Conclusion: The Pattern Continues
Matthew 4, aligned with the sun's passage through tropical Pisces (February 19–March 20), presents the final struggle of winter against spring, darkness against light. The chapter unfolds with astronomical precision:
Wilderness entry: Jesus driven into the desert after baptism — the hungry gap of late winter
Forty-day fast: Scriptural formula for complete testing, echoing Moses and Elijah
Three temptations: Each invites abandoning the appointed path — will the sun hold its course?
Kingdom proclaimed "at hand": Light's victory is imminent — the equinox approaches
Galilean barley watch: The agricultural countdown felt in stomachs (Menahot 10:3)
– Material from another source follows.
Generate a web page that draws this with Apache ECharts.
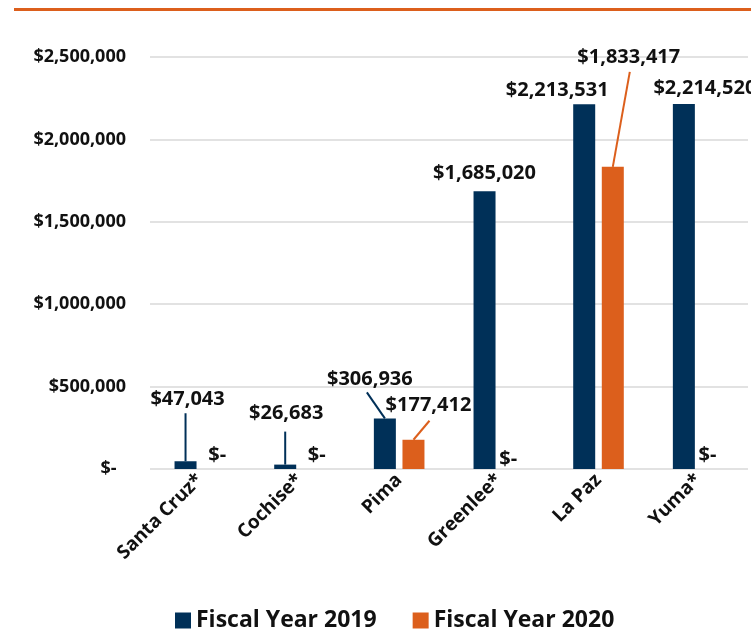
<!DOCTYPE html>
<html>
<head>
<meta charset="utf-8">
<script src="https://cdn.jsdelivr.net/npm/echarts@6/dist/echarts.min.js"></script>
<style>
html,body{margin:0;padding:0;background:#fff;}
#chart{width:751px;height:633px;}
</style>
</head>
<body>
<div id="chart"></div>
<script>
const categories = ['Santa Cruz*', 'Cochise*', 'Pima', 'Greenlee*', 'La Paz', 'Yuma*'];
const fy2019 = [47043, 26683, 306936, 1685020, 2213531, 2214520];
const fy2020 = [0, 0, 177412, 0, 1833417, 0];
const seriesNames = ['Fiscal Year 2019', 'Fiscal Year 2020'];
const yTicks = [0, 500000, 1000000, 1500000, 2000000, 2500000];

const NAVY = '#003058';
const ORANGE = '#DC5F1C';
const FONT = '"Open Sans"';

// label offsets (style only): [seriesIndex][dataIndex] -> [dx, dy]
const labelMoves = [
  [[2, -47], [1, -36], [-15, -24], [0, -3], [-27, 1], [21, -1]],
  [[3, 1], [3, 1], [15, -19], [-5, 5], [16, -95], [-5, 1]]
];
// leader line end offsets from bar top centre (style only), null = no leader
const leaderEnds = [
  [[0, -48], [0, -33], [-18, -26], null, null, null],
  [null, null, [16, -19], null, [17, -95], null]
];

function money(v) {
  if (v === 0) return '$-';
  return '$' + v.toLocaleString('en-US');
}

const chart = echarts.init(document.getElementById('chart'), null, { renderer: 'canvas' });
const labelStyle = {
  show: true, position: 'top', distance: 5,
  fontFamily: FONT, fontWeight: 'bold', fontSize: 20, color: '#111',
  formatter: p => money(p.value)
};
chart.setOption({
  animation: false,
  backgroundColor: '#ffffff',
  textStyle: { fontFamily: FONT },
  grid: { left: 150, right: 3, top: 57, bottom: 164, containLabel: false },
  legend: {
    bottom: 1,
    left: 175,
    padding: 0,
    itemWidth: 16,
    itemHeight: 16,
    itemGap: 36,
    icon: 'rect',
    textStyle: { fontFamily: FONT, fontWeight: 'bold', fontSize: 23, color: '#111' },
    data: seriesNames
  },
  xAxis: {
    type: 'category',
    data: categories,
    axisLine: { show: false },
    axisTick: { show: false },
    axisLabel: {
      rotate: 45,
      margin: 8,
      interval: 0,
      fontFamily: FONT,
      fontWeight: 'bold',
      fontSize: 19,
      color: '#111'
    }
  },
  yAxis: {
    type: 'value',
    min: yTicks[0],
    max: yTicks[yTicks.length - 1],
    interval: yTicks[1] - yTicks[0],
    axisLine: { show: false },
    axisTick: { show: false },
    splitLine: { lineStyle: { color: '#d9d9d9', width: 1.5 } },
    axisLabel: {
      margin: 24,
      fontFamily: FONT,
      fontWeight: 'bold',
      fontSize: 18,
      color: '#111',
      formatter: v => v === 0 ? '$-  ' : money(v)
    }
  },
  labelLayout: function (p) {
    const m = labelMoves[p.seriesIndex][p.dataIndex];
    return { dx: m[0], dy: m[1] };
  },
  series: [
    {
      name: seriesNames[0],
      type: 'bar',
      data: fy2019,
      barWidth: 22,
      barGap: '30%',
      itemStyle: { color: NAVY },
      label: labelStyle
    },
    {
      name: seriesNames[1],
      type: 'bar',
      data: fy2020,
      barWidth: 22,
      barGap: '30%',
      itemStyle: { color: ORANGE },
      label: labelStyle
    }
  ]
});

// leader lines from the bars' own layout
const colors = [NAVY, ORANGE];
const graphics = [{
  type: 'line',
  shape: { x1: 14, y1: 9.5, x2: 751, y2: 9.5 },
  style: { stroke: ORANGE, lineWidth: 3 },
  silent: true
}];
const model = chart.getModel();
[0, 1].forEach(si => {
  const data = model.getSeriesByIndex(si).getData();
  leaderEnds[si].forEach((end, i) => {
    if (!end) return;
    const lay = data.getItemLayout(i);
    const x = lay.x + lay.width / 2;
    const y = Math.min(lay.y, lay.y + lay.height);
    graphics.push({
      type: 'line',
      shape: { x1: x, y1: y, x2: x + end[0], y2: y + end[1] },
      style: { stroke: colors[si], lineWidth: 2 },
      silent: true
    });
  });
});
chart.setOption({ graphic: graphics });
</script>
</body>
</html>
First appearance of φῶς: The word "light" enters Matthew precisely here
Two sets of two fishermen: The sign of Pisces manifests in the narrative
First healings: Conditions of immobility released as the sun gains strength
Mountain ascent: The boundary between Pisces and Aries, winter and spring
Liturgical preservation: Lent and the Byzantine feasts preserve the solar arc
In the Aquarius chapter, we established that the evidence becomes significant only if the sequential unfolding continues.
It continues.
Pisces delivers Pisces content at the Pisces position: fish symbolism (two pairs of fishermen), threshold narrative (wilderness, temptation, testing), kingdom "at hand" (equinox approaching), first mention of "light" (precisely at the threshold), agricultural resonance (barley watch), and mountain ascent (equinox crossing). The pattern that began in Aquarius holds in Pisces.
One alignment was a curiosity. Two alignments reduce the probability of coincidence. The question remains: will the pattern continue through all twelve signs?
As chapter 4 ends, we stand at the equinox boundary. The sun has completed its journey through Pisces — through water, wilderness, hunger, and testing — and prepares to cross into Aries. Chapter 5 opens with Jesus ascending the mountain, the sun crossing into the light half of the year, and the Sermon on the Mount delivered from this elevated threshold.
The kingdom of heaven has begun. The passage through winter is complete. The light now reigns.